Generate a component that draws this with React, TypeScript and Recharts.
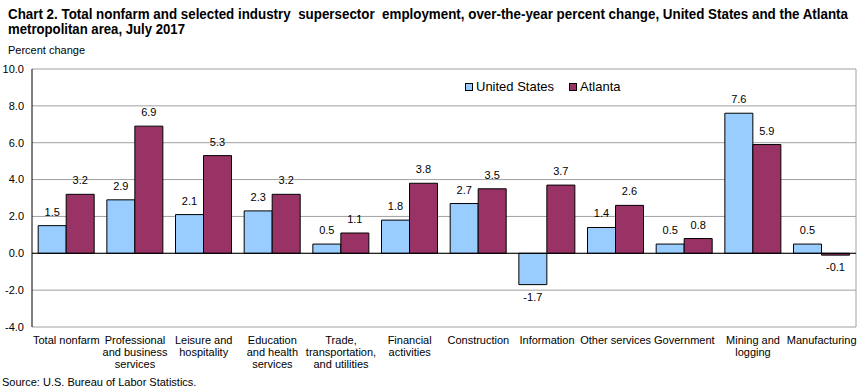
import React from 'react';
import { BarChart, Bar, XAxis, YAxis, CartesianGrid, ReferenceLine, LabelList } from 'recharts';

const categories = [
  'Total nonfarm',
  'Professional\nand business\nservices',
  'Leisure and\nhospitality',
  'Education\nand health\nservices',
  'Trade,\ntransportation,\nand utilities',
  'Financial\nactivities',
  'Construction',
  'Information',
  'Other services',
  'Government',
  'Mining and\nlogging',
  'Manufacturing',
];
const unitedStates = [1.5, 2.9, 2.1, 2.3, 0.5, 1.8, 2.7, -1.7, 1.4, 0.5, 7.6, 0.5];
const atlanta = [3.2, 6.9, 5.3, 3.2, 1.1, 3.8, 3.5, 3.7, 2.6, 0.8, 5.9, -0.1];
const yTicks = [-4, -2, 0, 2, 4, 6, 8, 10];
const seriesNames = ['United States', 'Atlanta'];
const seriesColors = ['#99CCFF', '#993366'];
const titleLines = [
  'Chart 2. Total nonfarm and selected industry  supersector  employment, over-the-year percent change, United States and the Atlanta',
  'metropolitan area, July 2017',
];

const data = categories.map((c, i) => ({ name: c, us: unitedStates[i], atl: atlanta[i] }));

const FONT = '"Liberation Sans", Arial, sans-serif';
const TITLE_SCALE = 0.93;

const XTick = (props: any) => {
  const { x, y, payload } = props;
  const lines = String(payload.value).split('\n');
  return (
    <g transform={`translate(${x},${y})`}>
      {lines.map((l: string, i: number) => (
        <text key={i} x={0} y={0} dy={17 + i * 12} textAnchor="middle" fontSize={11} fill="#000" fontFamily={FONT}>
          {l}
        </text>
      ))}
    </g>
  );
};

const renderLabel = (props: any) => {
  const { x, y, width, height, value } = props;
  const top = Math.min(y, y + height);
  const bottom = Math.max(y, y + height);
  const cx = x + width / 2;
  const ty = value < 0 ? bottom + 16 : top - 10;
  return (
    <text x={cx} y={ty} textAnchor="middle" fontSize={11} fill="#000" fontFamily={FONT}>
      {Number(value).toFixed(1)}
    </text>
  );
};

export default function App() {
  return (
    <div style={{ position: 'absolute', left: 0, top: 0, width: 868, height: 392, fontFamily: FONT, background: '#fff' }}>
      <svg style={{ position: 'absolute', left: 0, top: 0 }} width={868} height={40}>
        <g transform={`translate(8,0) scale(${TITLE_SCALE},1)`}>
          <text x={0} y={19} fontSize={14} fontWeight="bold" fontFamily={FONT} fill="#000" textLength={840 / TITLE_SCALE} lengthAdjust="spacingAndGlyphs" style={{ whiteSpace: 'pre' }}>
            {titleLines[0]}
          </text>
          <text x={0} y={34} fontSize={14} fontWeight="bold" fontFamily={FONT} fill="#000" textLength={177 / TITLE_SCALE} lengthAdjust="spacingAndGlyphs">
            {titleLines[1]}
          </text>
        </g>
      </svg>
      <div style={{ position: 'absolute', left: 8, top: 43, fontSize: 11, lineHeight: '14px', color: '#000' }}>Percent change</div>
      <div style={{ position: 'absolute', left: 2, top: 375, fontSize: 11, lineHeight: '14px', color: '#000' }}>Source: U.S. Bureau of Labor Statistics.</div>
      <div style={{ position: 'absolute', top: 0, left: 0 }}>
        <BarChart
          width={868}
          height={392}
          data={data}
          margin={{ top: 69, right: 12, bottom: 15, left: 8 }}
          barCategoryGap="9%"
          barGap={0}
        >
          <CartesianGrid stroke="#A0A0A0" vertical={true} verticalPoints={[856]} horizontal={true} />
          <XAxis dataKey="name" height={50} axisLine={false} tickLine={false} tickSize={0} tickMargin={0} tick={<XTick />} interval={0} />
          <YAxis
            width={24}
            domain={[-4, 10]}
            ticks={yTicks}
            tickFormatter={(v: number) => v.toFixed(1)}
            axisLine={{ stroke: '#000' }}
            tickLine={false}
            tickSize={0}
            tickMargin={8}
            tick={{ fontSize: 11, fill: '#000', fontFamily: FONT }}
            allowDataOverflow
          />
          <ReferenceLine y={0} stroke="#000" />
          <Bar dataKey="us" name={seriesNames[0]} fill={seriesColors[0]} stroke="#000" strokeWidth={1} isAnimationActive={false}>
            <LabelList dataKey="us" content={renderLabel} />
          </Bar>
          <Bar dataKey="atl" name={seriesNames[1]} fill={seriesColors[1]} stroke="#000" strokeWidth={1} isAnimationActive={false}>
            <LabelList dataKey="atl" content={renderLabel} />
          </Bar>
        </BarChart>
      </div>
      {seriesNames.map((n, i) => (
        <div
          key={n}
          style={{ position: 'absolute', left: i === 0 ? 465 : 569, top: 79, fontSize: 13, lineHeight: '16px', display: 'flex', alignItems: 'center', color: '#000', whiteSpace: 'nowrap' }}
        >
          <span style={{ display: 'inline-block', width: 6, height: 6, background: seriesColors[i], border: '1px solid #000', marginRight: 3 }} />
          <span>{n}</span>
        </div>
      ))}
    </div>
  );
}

[Task] Write out, word for word, the lines from the start of the data through the one holding "const TITLE_SCALE = 0.93;". Omit pictures.

[Result for this task]
Generate a component that draws this with React, TypeScript and Recharts.
import React from 'react';
import { BarChart, Bar, XAxis, YAxis, CartesianGrid, ReferenceLine, LabelList } from 'recharts';

const categories = [
  'Total nonfarm',
  'Professional\nand business\nservices',
  'Leisure and\nhospitality',
  'Education\nand health\nservices',
  'Trade,\ntransportation,\nand utilities',
  'Financial\nactivities',
  'Construction',
  'Information',
  'Other services',
  'Government',
  'Mining and\nlogging',
  'Manufacturing',
];
const unitedStates = [1.5, 2.9, 2.1, 2.3, 0.5, 1.8, 2.7, -1.7, 1.4, 0.5, 7.6, 0.5];
const atlanta = [3.2, 6.9, 5.3, 3.2, 1.1, 3.8, 3.5, 3.7, 2.6, 0.8, 5.9, -0.1];
const yTicks = [-4, -2, 0, 2, 4, 6, 8, 10];
const seriesNames = ['United States', 'Atlanta'];
const seriesColors = ['#99CCFF', '#993366'];
const titleLines = [
  'Chart 2. Total nonfarm and selected industry  supersector  employment, over-the-year percent change, United States and the Atlanta',
  'metropolitan area, July 2017',
];

const data = categories.map((c, i) => ({ name: c, us: unitedStates[i], atl: atlanta[i] }));

const FONT = '"Liberation Sans", Arial, sans-serif';
const TITLE_SCALE = 0.93;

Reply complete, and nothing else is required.